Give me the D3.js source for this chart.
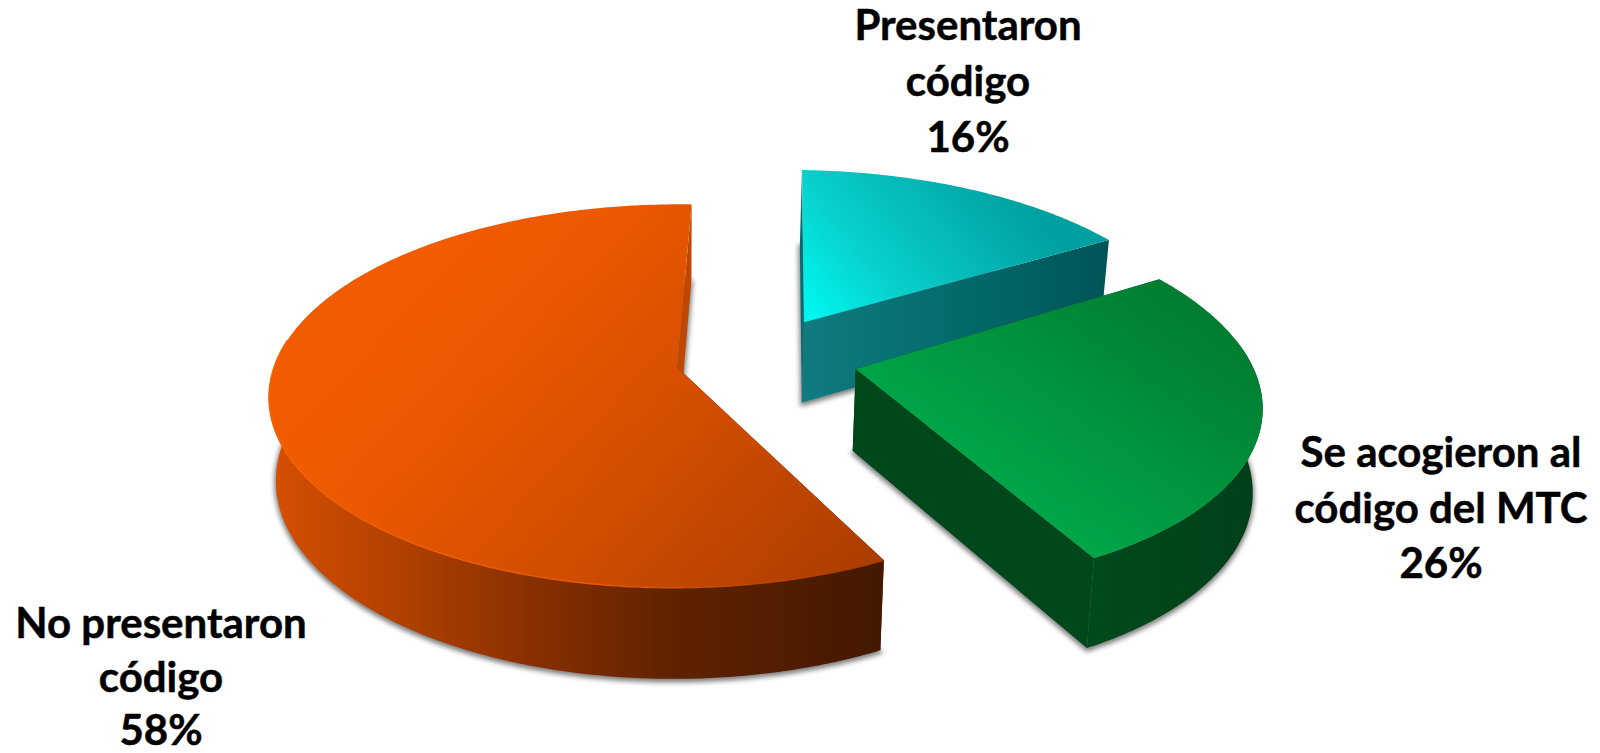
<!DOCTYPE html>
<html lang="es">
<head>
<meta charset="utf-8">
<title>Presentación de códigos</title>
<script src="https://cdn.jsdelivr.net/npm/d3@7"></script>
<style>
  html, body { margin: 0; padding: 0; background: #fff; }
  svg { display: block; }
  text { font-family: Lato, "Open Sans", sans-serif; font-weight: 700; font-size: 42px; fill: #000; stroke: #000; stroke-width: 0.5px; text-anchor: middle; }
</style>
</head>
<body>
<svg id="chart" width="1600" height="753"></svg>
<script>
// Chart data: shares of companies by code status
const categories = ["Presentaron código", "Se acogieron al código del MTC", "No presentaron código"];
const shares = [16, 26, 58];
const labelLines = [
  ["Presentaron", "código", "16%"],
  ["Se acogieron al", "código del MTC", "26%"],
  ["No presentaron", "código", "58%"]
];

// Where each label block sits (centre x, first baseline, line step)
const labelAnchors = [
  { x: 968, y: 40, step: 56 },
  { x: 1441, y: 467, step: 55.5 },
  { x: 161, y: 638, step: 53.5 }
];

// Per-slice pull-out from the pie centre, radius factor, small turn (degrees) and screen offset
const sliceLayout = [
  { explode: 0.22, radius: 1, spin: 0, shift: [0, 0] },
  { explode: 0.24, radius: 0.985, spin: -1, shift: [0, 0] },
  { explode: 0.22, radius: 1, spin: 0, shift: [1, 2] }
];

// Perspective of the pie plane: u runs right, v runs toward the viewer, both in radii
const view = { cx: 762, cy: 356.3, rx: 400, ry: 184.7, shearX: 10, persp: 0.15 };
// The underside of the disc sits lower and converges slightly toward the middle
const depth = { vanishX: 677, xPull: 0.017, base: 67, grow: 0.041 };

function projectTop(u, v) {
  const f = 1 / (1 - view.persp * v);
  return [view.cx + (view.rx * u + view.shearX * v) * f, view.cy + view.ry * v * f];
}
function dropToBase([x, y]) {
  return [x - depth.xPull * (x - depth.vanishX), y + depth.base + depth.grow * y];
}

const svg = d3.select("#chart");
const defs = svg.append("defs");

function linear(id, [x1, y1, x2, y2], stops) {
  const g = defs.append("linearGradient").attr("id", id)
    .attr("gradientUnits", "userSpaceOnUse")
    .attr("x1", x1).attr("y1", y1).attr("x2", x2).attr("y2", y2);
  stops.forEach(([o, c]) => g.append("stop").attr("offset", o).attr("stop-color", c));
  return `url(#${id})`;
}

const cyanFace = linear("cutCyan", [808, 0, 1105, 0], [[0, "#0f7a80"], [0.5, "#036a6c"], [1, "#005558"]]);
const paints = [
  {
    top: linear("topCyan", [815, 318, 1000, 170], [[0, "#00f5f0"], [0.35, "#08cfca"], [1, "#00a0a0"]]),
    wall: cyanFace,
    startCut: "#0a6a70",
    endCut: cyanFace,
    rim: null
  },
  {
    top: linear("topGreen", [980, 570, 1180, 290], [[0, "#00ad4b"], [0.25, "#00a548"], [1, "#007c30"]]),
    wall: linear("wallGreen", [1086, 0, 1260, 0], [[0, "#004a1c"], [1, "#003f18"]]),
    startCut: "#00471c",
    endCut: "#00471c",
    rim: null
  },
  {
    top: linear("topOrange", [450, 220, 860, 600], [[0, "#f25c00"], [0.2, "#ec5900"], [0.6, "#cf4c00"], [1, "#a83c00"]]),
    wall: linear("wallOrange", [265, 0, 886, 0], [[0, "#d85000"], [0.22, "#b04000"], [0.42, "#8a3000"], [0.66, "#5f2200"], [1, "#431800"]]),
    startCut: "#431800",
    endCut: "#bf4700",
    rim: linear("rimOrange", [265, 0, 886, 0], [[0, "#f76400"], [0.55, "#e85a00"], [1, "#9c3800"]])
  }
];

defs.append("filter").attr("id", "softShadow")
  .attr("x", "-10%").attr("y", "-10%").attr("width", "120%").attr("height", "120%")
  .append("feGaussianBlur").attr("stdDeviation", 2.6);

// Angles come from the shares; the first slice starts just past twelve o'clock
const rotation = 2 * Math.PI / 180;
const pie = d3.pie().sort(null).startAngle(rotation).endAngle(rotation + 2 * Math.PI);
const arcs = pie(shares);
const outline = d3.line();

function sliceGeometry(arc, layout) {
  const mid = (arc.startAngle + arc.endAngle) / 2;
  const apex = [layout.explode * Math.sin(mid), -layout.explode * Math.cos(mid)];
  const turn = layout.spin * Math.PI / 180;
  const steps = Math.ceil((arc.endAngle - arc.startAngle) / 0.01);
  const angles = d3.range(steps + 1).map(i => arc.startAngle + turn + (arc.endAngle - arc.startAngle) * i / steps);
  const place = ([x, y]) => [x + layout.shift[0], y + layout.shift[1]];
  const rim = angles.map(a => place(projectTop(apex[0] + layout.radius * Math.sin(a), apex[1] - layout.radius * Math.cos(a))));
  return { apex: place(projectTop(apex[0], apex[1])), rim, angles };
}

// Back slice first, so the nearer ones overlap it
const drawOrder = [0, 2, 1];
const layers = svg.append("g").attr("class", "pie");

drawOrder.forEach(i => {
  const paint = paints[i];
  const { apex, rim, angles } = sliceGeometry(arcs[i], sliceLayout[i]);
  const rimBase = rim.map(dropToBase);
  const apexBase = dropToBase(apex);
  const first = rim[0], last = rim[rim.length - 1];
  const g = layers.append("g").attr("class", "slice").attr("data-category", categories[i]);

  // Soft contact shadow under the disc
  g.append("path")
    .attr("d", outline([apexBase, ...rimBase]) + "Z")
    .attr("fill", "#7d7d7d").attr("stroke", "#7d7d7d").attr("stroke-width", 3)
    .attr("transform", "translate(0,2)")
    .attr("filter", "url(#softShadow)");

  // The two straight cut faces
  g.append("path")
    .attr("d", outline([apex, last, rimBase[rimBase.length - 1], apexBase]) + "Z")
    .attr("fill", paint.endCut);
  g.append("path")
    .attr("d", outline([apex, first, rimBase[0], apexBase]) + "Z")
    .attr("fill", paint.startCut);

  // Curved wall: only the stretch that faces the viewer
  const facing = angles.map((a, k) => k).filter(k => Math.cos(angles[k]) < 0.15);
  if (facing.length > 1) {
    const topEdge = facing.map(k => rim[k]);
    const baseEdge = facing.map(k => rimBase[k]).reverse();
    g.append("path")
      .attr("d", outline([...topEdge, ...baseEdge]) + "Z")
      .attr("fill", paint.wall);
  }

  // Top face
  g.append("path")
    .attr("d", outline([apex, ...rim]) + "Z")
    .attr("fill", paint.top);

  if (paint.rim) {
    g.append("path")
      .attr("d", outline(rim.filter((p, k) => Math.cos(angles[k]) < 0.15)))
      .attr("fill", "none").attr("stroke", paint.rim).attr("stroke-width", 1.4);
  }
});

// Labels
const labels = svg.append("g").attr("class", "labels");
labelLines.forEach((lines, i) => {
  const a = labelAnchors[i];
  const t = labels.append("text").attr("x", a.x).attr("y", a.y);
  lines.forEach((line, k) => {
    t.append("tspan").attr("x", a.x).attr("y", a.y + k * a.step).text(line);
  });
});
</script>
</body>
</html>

--

● **Your goal**
Copy out all of the data word for word. Do not carry over any picture.

● **Reply**
Give me the D3.js source for this chart.
<!DOCTYPE html>
<html lang="es">
<head>
<meta charset="utf-8">
<title>Presentación de códigos</title>
<script src="https://cdn.jsdelivr.net/npm/d3@7"></script>
<style>
  html, body { margin: 0; padding: 0; background: #fff; }
  svg { display: block; }
  text { font-family: Lato, "Open Sans", sans-serif; font-weight: 700; font-size: 42px; fill: #000; stroke: #000; stroke-width: 0.5px; text-anchor: middle; }
</style>
</head>
<body>
<svg id="chart" width="1600" height="753"></svg>
<script>
// Chart data: shares of companies by code status
const categories = ["Presentaron código", "Se acogieron al código del MTC", "No presentaron código"];
const shares = [16, 26, 58];
const labelLines = [
  ["Presentaron", "código", "16%"],
  ["Se acogieron al", "código del MTC", "26%"],
  ["No presentaron", "código", "58%"]
];

// Where each label block sits (centre x, first baseline, line step)
const labelAnchors = [
  { x: 968, y: 40, step: 56 },
  { x: 1441, y: 467, step: 55.5 },
  { x: 161, y: 638, step: 53.5 }
];

// Per-slice pull-out from the pie centre, radius factor, small turn (degrees) and screen offset
const sliceLayout = [
  { explode: 0.22, radius: 1, spin: 0, shift: [0, 0] },
  { explode: 0.24, radius: 0.985, spin: -1, shift: [0, 0] },
  { explode: 0.22, radius: 1, spin: 0, shift: [1, 2] }
];

// Perspective of the pie plane: u runs right, v runs toward the viewer, both in radii
const view = { cx: 762, cy: 356.3, rx: 400, ry: 184.7, shearX: 10, persp: 0.15 };
// The underside of the disc sits lower and converges slightly toward the middle
const depth = { vanishX: 677, xPull: 0.017, base: 67, grow: 0.041 };

function projectTop(u, v) {
  const f = 1 / (1 - view.persp * v);
  return [view.cx + (view.rx * u + view.shearX * v) * f, view.cy + view.ry * v * f];
}
function dropToBase([x, y]) {
  return [x - depth.xPull * (x - depth.vanishX), y + depth.base + depth.grow * y];
}

const svg = d3.select("#chart");
const defs = svg.append("defs");

function linear(id, [x1, y1, x2, y2], stops) {
  const g = defs.append("linearGradient").attr("id", id)
    .attr("gradientUnits", "userSpaceOnUse")
    .attr("x1", x1).attr("y1", y1).attr("x2", x2).attr("y2", y2);
  stops.forEach(([o, c]) => g.append("stop").attr("offset", o).attr("stop-color", c));
  return `url(#${id})`;
}

const cyanFace = linear("cutCyan", [808, 0, 1105, 0], [[0, "#0f7a80"], [0.5, "#036a6c"], [1, "#005558"]]);
const paints = [
  {
    top: linear("topCyan", [815, 318, 1000, 170], [[0, "#00f5f0"], [0.35, "#08cfca"], [1, "#00a0a0"]]),
    wall: cyanFace,
    startCut: "#0a6a70",
    endCut: cyanFace,
    rim: null
  },
  {
    top: linear("topGreen", [980, 570, 1180, 290], [[0, "#00ad4b"], [0.25, "#00a548"], [1, "#007c30"]]),
    wall: linear("wallGreen", [1086, 0, 1260, 0], [[0, "#004a1c"], [1, "#003f18"]]),
    startCut: "#00471c",
    endCut: "#00471c",
    rim: null
  },
  {
    top: linear("topOrange", [450, 220, 860, 600], [[0, "#f25c00"], [0.2, "#ec5900"], [0.6, "#cf4c00"], [1, "#a83c00"]]),
    wall: linear("wallOrange", [265, 0, 886, 0], [[0, "#d85000"], [0.22, "#b04000"], [0.42, "#8a3000"], [0.66, "#5f2200"], [1, "#431800"]]),
    startCut: "#431800",
    endCut: "#bf4700",
    rim: linear("rimOrange", [265, 0, 886, 0], [[0, "#f76400"], [0.55, "#e85a00"], [1, "#9c3800"]])
  }
];

defs.append("filter").attr("id", "softShadow")
  .attr("x", "-10%").attr("y", "-10%").attr("width", "120%").attr("height", "120%")
  .append("feGaussianBlur").attr("stdDeviation", 2.6);

// Angles come from the shares; the first slice starts just past twelve o'clock
const rotation = 2 * Math.PI / 180;
const pie = d3.pie().sort(null).startAngle(rotation).endAngle(rotation + 2 * Math.PI);
const arcs = pie(shares);
const outline = d3.line();

function sliceGeometry(arc, layout) {
  const mid = (arc.startAngle + arc.endAngle) / 2;
  const apex = [layout.explode * Math.sin(mid), -layout.explode * Math.cos(mid)];
  const turn = layout.spin * Math.PI / 180;
  const steps = Math.ceil((arc.endAngle - arc.startAngle) / 0.01);
  const angles = d3.range(steps + 1).map(i => arc.startAngle + turn + (arc.endAngle - arc.startAngle) * i / steps);
  const place = ([x, y]) => [x + layout.shift[0], y + layout.shift[1]];
  const rim = angles.map(a => place(projectTop(apex[0] + layout.radius * Math.sin(a), apex[1] - layout.radius * Math.cos(a))));
  return { apex: place(projectTop(apex[0], apex[1])), rim, angles };
}

// Back slice first, so the nearer ones overlap it
const drawOrder = [0, 2, 1];
const layers = svg.append("g").attr("class", "pie");

drawOrder.forEach(i => {
  const paint = paints[i];
  const { apex, rim, angles } = sliceGeometry(arcs[i], sliceLayout[i]);
  const rimBase = rim.map(dropToBase);
  const apexBase = dropToBase(apex);
  const first = rim[0], last = rim[rim.length - 1];
  const g = layers.append("g").attr("class", "slice").attr("data-category", categories[i]);

  // Soft contact shadow under the disc
  g.append("path")
    .attr("d", outline([apexBase, ...rimBase]) + "Z")
    .attr("fill", "#7d7d7d").attr("stroke", "#7d7d7d").attr("stroke-width", 3)
    .attr("transform", "translate(0,2)")
    .attr("filter", "url(#softShadow)");

  // The two straight cut faces
  g.append("path")
    .attr("d", outline([apex, last, rimBase[rimBase.length - 1], apexBase]) + "Z")
    .attr("fill", paint.endCut);
  g.append("path")
    .attr("d", outline([apex, first, rimBase[0], apexBase]) + "Z")
    .attr("fill", paint.startCut);

  // Curved wall: only the stretch that faces the viewer
  const facing = angles.map((a, k) => k).filter(k => Math.cos(angles[k]) < 0.15);
  if (facing.length > 1) {
    const topEdge = facing.map(k => rim[k]);
    const baseEdge = facing.map(k => rimBase[k]).reverse();
    g.append("path")
      .attr("d", outline([...topEdge, ...baseEdge]) + "Z")
      .attr("fill", paint.wall);
  }

  // Top face
  g.append("path")
    .attr("d", outline([apex, ...rim]) + "Z")
    .attr("fill", paint.top);

  if (paint.rim) {
    g.append("path")
      .attr("d", outline(rim.filter((p, k) => Math.cos(angles[k]) < 0.15)))
      .attr("fill", "none").attr("stroke", paint.rim).attr("stroke-width", 1.4);
  }
});

// Labels
const labels = svg.append("g").attr("class", "labels");
labelLines.forEach((lines, i) => {
  const a = labelAnchors[i];
  const t = labels.append("text").attr("x", a.x).attr("y", a.y);
  lines.forEach((line, k) => {
    t.append("tspan").attr("x", a.x).attr("y", a.y + k * a.step).text(line);
  });
});
</script>
</body>
</html>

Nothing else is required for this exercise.